Note that for annual summaries with raw data, the observations are colored by month with a custom cyclic color palette. This (hopefully) makes it easier to quickly assign a point to a season (winter months are pink/purple, spring months are shades of blue [April showers!], summer months are green, and fall months are shades of orange).
Default boxplot options for nitrogen.
You can get the same kind of plot, but summarized monthly, by specifying the summary = "monthly" argument to the function.
wq_boxplots(bp_N, summary = "monthly")
#> Warning: Removed 342 rows containing missing values (geom_rect).
Default boxplot options for nitrogen, but summarized monthly.
If you’d rather simplify the figure by only showing the boxplots without the raw data, pass the raw = FALSE argument:
Annual nitrogen summary, raw data suppressed.
Nice, but we need a descriptive title. Pass whatever title you want in a character string to the title argument:
wq_boxplots(bp_N, raw = FALSE,
title = "Mattamuskeet NWR: Nitrogen water quality parameters")
#> Warning: Removed 342 rows containing missing values (geom_rect).
Annual nitrogen summary, raw data suppressed, now with a shiny title.
If you’d prefer to see the summaries for west and east lake basins separately, rather than side-by-side, then turn off grouping with the grouped = FALSE argument:
wq_boxplots(bp_N, raw = FALSE, grouped = FALSE,
title = "Mattamuskeet NWR: Nitrogen water quality parameters")
#> Warning: Removed 342 rows containing missing values (geom_rect).
Annual nitrogen summary, raw data suppressed, and west and east basin series in their own facets.
And, lastly, if it makes sense to fix the y-axis scale so you can more easily compare the different species, you can pass a custom y-axis range using the fix_y_range argument.
Let’s switch over to sediment species as an example. Total solids comprise the sum of dissolved and suspended solids. Let’s put them all on the same scale so we can see which is contributing the most to total solids. Here, we use the maximum total solids measurement ever recorded to set the y-axis scale:
# First, make the sediment boxplot data
bp_sed <- format_boxplot_data(data = wq, variables = sed_poi)

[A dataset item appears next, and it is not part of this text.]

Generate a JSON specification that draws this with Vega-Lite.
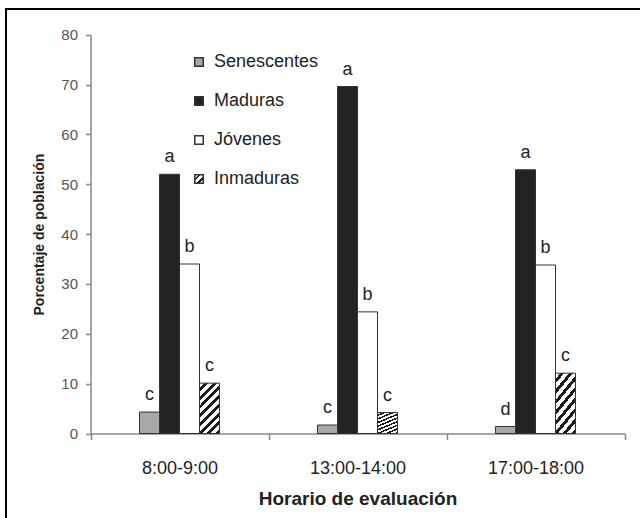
{
  "$schema": "https://vega.github.io/schema/vega-lite/v6.json",
  "width": 634,
  "height": 509,
  "autosize": {"type": "none"},
  "padding": {"left": 6, "top": 9, "right": 0, "bottom": 0},
  "background": "white",
  "config": {
    "view": {"stroke": "#000000", "strokeWidth": 2, "strokeDash": [634, 1143, 509]},
    "font": "Liberation Sans"
  },
  "data": {
    "values": [
      {"horario": "8:00-9:00", "tipo": "Senescentes", "porcentaje": 4.3, "letra": "c"},
      {"horario": "8:00-9:00", "tipo": "Maduras", "porcentaje": 52.0, "letra": "a"},
      {"horario": "8:00-9:00", "tipo": "Jóvenes", "porcentaje": 34.0, "letra": "b"},
      {"horario": "8:00-9:00", "tipo": "Inmaduras", "porcentaje": 10.1, "letra": "c"},
      {"horario": "13:00-14:00", "tipo": "Senescentes", "porcentaje": 1.7, "letra": "c"},
      {"horario": "13:00-14:00", "tipo": "Maduras", "porcentaje": 69.6, "letra": "a"},
      {"horario": "13:00-14:00", "tipo": "Jóvenes", "porcentaje": 24.4, "letra": "b"},
      {"horario": "13:00-14:00", "tipo": "Inmaduras", "porcentaje": 4.2, "letra": "c"},
      {"horario": "17:00-18:00", "tipo": "Senescentes", "porcentaje": 1.4, "letra": "d"},
      {"horario": "17:00-18:00", "tipo": "Maduras", "porcentaje": 52.9, "letra": "a"},
      {"horario": "17:00-18:00", "tipo": "Jóvenes", "porcentaje": 33.8, "letra": "b"},
      {"horario": "17:00-18:00", "tipo": "Inmaduras", "porcentaje": 12.1, "letra": "c"}
    ]
  },
  "encoding": {
    "x": {
      "field": "horario",
      "type": "nominal",
      "sort": ["8:00-9:00", "13:00-14:00", "17:00-18:00"],
      "scale": {"range": [84.5, 618.5], "paddingInner": 0, "paddingOuter": 0},
      "axis": {
        "title": "Horario de evaluación",
        "offset": -84.5,
        "domainColor": "#888888",
        "domainWidth": 1.5,
        "tickColor": "#888888",
        "tickWidth": 1.5,
        "tickBand": "extent",
        "tickSize": 6,
        "labelAngle": 0,
        "labelFontSize": 18,
        "labelColor": "#222222",
        "labelPadding": 20,
        "titleFontSize": 19,
        "titleFontWeight": "bold",
        "titleColor": "#222222",
        "titlePadding": 12
      }
    },
    "xOffset": {
      "field": "tipo",
      "type": "nominal",
      "sort": ["Senescentes", "Maduras", "Jóvenes", "Inmaduras"],
      "scale": {"range": [49, 129], "paddingInner": 0, "paddingOuter": 0}
    },
    "y": {
      "field": "porcentaje",
      "type": "quantitative",
      "scale": {"domain": [0, 80], "range": [424.5, 25.7], "nice": false},
      "axis": {
        "title": "Porcentaje de población",
        "offset": -84.5,
        "values": [0, 10, 20, 30, 40, 50, 60, 70, 80],
        "grid": false,
        "domainColor": "#888888",
        "domainWidth": 1.5,
        "tickColor": "#888888",
        "tickWidth": 1.5,
        "tickSize": 5,
        "labelFontSize": 15,
        "labelColor": "#555555",
        "labelPadding": 8,
        "titleFontSize": 14,
        "titleFontWeight": "bold",
        "titleColor": "#222222",
        "titlePadding": 14
      }
    }
  },
  "layer": [
    {
      "mark": {"type": "bar", "stroke": "#333333", "strokeWidth": 1},
      "encoding": {
        "fill": {
          "condition": {
            "test": "datum.tipo === 'Inmaduras'",
            "value": {
              "gradient": "linear",
              "x1": 0, "y1": 0, "x2": 0.48, "y2": 1.2,
              "stops": [
                {"offset": 0, "color": "#ffffff"}, {"offset": 0.069, "color": "#ffffff"}, {"offset": 0.069, "color": "#1a1a1a"}, {"offset": 0.125, "color": "#1a1a1a"},
                {"offset": 0.125, "color": "#ffffff"}, {"offset": 0.194, "color": "#ffffff"}, {"offset": 0.194, "color": "#1a1a1a"}, {"offset": 0.25, "color": "#1a1a1a"},
                {"offset": 0.25, "color": "#ffffff"}, {"offset": 0.319, "color": "#ffffff"}, {"offset": 0.319, "color": "#1a1a1a"}, {"offset": 0.375, "color": "#1a1a1a"},
                {"offset": 0.375, "color": "#ffffff"}, {"offset": 0.444, "color": "#ffffff"}, {"offset": 0.444, "color": "#1a1a1a"}, {"offset": 0.5, "color": "#1a1a1a"},
                {"offset": 0.5, "color": "#ffffff"}, {"offset": 0.569, "color": "#ffffff"}, {"offset": 0.569, "color": "#1a1a1a"}, {"offset": 0.625, "color": "#1a1a1a"},
                {"offset": 0.625, "color": "#ffffff"}, {"offset": 0.694, "color": "#ffffff"}, {"offset": 0.694, "color": "#1a1a1a"}, {"offset": 0.75, "color": "#1a1a1a"},
                {"offset": 0.75, "color": "#ffffff"}, {"offset": 0.819, "color": "#ffffff"}, {"offset": 0.819, "color": "#1a1a1a"}, {"offset": 0.875, "color": "#1a1a1a"},
                {"offset": 0.875, "color": "#ffffff"}, {"offset": 0.944, "color": "#ffffff"}, {"offset": 0.944, "color": "#1a1a1a"}, {"offset": 1, "color": "#1a1a1a"}
              ]
            }
          },
          "field": "tipo",
          "type": "nominal",
          "scale": {
            "domain": ["Senescentes", "Maduras", "Jóvenes", "Inmaduras"],
            "range": [
              "#a8a8a8",
              "#232323",
              "#ffffff",
              {"expr": "{gradient: 'linear', x1: 0, y1: 0, x2: 1, y2: 1, stops: [{offset: 0, color: '#ffffff'}, {offset: 0.22, color: '#ffffff'}, {offset: 0.22, color: '#1a1a1a'}, {offset: 0.36, color: '#1a1a1a'}, {offset: 0.36, color: '#ffffff'}, {offset: 0.6, color: '#ffffff'}, {offset: 0.6, color: '#1a1a1a'}, {offset: 0.74, color: '#1a1a1a'}, {offset: 0.74, color: '#ffffff'}, {offset: 1, color: '#ffffff'}]}"}
            ]
          },
          "legend": {
            "title": null,
            "orient": "none",
            "legendX": 184,
            "legendY": 44,
            "padding": 0,
            "rowPadding": 21,
            "symbolType": "square",
            "symbolSize": 72,
            "labelFontSize": 18,
            "labelColor": "#222222",
            "labelOffset": 6,
            "encode": {
              "symbols": {
                "update": {
                  "stroke": {"value": "#333333"},
                  "strokeWidth": {"value": 1}
                }
              }
            }
          }
        }
      }
    },
    {
      "mark": {"type": "text", "baseline": "alphabetic", "align": "center", "dy": -12, "fontSize": 18, "color": "#222222"},
      "encoding": {
        "text": {"field": "letra", "type": "nominal"}
      }
    }
  ]
}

# Get the maximum record total solids (res_total variable in `wq` data set) to determine the right y-axis range
y_range <- range(c(0, wq$res_total), na.rm = TRUE)
# Now make a pretty figure with a fixed y-axis to facilitate comparisons among species
wq_boxplots(bp_sed, fix_y_range = y_range,
title = "Mattamuskeet NWR: Sediment water quality parameters")
#> Warning: Removed 332 rows containing missing values (geom_rect).
Annual sediment species summary, with default display options except for a fixed y-axis scale.
In this case, it’s clear that dissolved solids are driving total solids.
But this makes it hard to compare fixed vs. volatile suspended solids. We can make that comparison more easily if we make the same figure, but allow each species to have its own y-axis scale:
wq_boxplots(bp_sed,
title = "Mattamuskeet NWR: Sediment water quality parameters")
#> Warning: Removed 332 rows containing missing values (geom_rect).
Annual sediment species summary, sediment species-specific y-axis ranges.
You can mix and match any of the function arguments to get whichever output you most desire.